• Given material:
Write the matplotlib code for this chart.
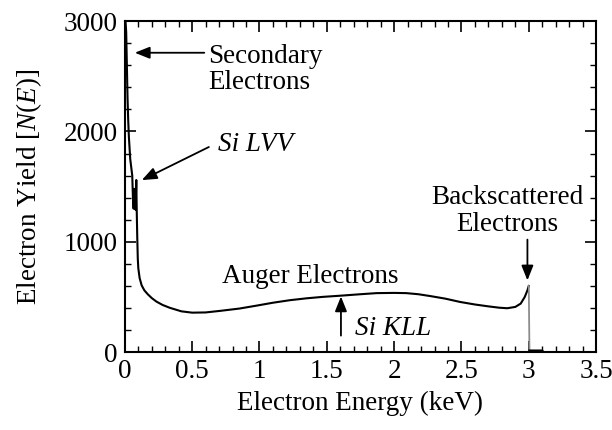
import numpy as np
import matplotlib
matplotlib.use('Agg')
import matplotlib.pyplot as plt
from matplotlib.ticker import MultipleLocator

plt.rcParams['font.family'] = ['Liberation Serif', 'DejaVu Serif']
plt.rcParams['mathtext.fontset'] = 'custom'
plt.rcParams['mathtext.rm'] = 'Liberation Serif'
plt.rcParams['mathtext.it'] = 'Liberation Serif:italic'

# spectrum: energy (keV) and yield N(E)
energy = [0.005, 0.01, 0.015, 0.02, 0.025, 0.03, 0.035, 0.04, 0.045, 0.05,
          0.055, 0.06, 0.065, 0.07, 0.075, 0.08, 0.085, 0.088, 0.092, 0.096,
          0.1, 0.11, 0.125, 0.145, 0.17, 0.2, 0.235, 0.28, 0.334, 0.42,
          0.5, 0.6, 0.706, 0.85, 0.98,
          1.1, 1.226, 1.35, 1.47, 1.605, 1.75, 1.87, 2.0, 2.09, 2.18,
          2.27, 2.38, 2.49, 2.6, 2.7, 2.78, 2.84, 2.9, 2.94, 2.97,
          2.99, 3.0, 3.005, 3.05, 3.1, 3.11]
yld = [3000, 2900, 2600, 2300, 2100, 1950, 1850, 1750, 1700, 1650,
       1600, 1400, 1300, 1480, 1350, 1290, 1560, 1300, 1050, 850,
       760, 670, 605, 560, 525, 490, 458, 428, 402, 370,
       358, 360, 374, 395, 422,
       448, 471, 488, 501, 512, 525, 535, 537, 535, 525,
       508, 485, 455, 432, 415, 403, 398, 410, 440, 500,
       560, 600, 15, 15, 15, 0]

# index of the backscatter edge (vertical drop drawn lighter, as in the print)
edge = energy.index(3.0)

fig = plt.figure(figsize=(6.12, 4.30), dpi=100)
ax = fig.add_axes([0.204, 0.181, 0.770, 0.770])

ax.plot(energy[:edge + 1], yld[:edge + 1], color='black', lw=1.5)
ax.plot(energy[edge:edge + 2], yld[edge:edge + 2], color='0.55', lw=1.3)
ax.plot(energy[edge + 1:], yld[edge + 1:], color='black', lw=1.5)

ax.set_xlim(0, 3.5)
ax.set_ylim(0, 3000)
ax.xaxis.set_major_locator(MultipleLocator(0.5))
ax.xaxis.set_minor_locator(MultipleLocator(0.1))
ax.yaxis.set_major_locator(MultipleLocator(1000))
ax.yaxis.set_minor_locator(MultipleLocator(200))
ax.set_xticks([0, 0.5, 1, 1.5, 2, 2.5, 3, 3.5])
ax.set_xticklabels(['0', '0.5', '1', '1.5', '2', '2.5', '3', '3.5'])
ax.tick_params(which='both', direction='in', top=True, right=True, labelsize=19.5)
ax.tick_params(which='major', length=8, width=1.2, pad=5)
ax.tick_params(which='minor', length=4.5, width=1.0)
for s in ax.spines.values():
    s.set_linewidth(1.5)

ax.set_xlabel('Electron Energy (keV)', fontsize=19.5, labelpad=5)
ax.set_ylabel(r'Electron Yield [$\mathit{N}$($\mathit{E}$)]', fontsize=19.5, labelpad=14)

arr = dict(arrowstyle='-|>,head_length=0.75,head_width=0.3', color='black', lw=1.3,
           mutation_scale=12, shrinkA=0, shrinkB=0)

ax.annotate('', xy=(0.074, 2713), xytext=(0.59, 2713), arrowprops=arr)
ax.text(0.617, 2560, 'Secondary\nElectrons', fontsize=19.5, ha='left', va='center',
        linespacing=1.05)

ax.annotate('', xy=(0.126, 1559), xytext=(0.624, 1859), arrowprops=arr)
ax.text(0.69, 1886, 'Si LVV', fontsize=19.5, style='italic', ha='left', va='center')

ax.text(1.375, 690, 'Auger Electrons', fontsize=19.5, ha='center', va='center')
ax.annotate('', xy=(1.605, 505), xytext=(1.605, 150), arrowprops=arr)
ax.text(1.71, 215, 'Si KLL', fontsize=19.5, style='italic', ha='left', va='center')

ax.text(2.84, 1280, 'Backscattered\nElectrons', fontsize=19.5, ha='center', va='center',
        linespacing=1.1)
ax.annotate('', xy=(2.99, 650), xytext=(2.99, 1020), arrowprops=arr)

fig.savefig('out.png', dpi=100)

• Exercise description: Every line from the top of the material above through the line with "plt.rcParams['mathtext.it'] = 'Liberation" should be duplicated exactly, please; leave out the pictures.

• Response:
Write the matplotlib code for this chart.
import numpy as np
import matplotlib
matplotlib.use('Agg')
import matplotlib.pyplot as plt
from matplotlib.ticker import MultipleLocator

plt.rcParams['font.family'] = ['Liberation Serif', 'DejaVu Serif']
plt.rcParams['mathtext.fontset'] = 'custom'
plt.rcParams['mathtext.rm'] = 'Liberation Serif'
plt.rcParams['mathtext.it'] = 'Liberation Serif:italic'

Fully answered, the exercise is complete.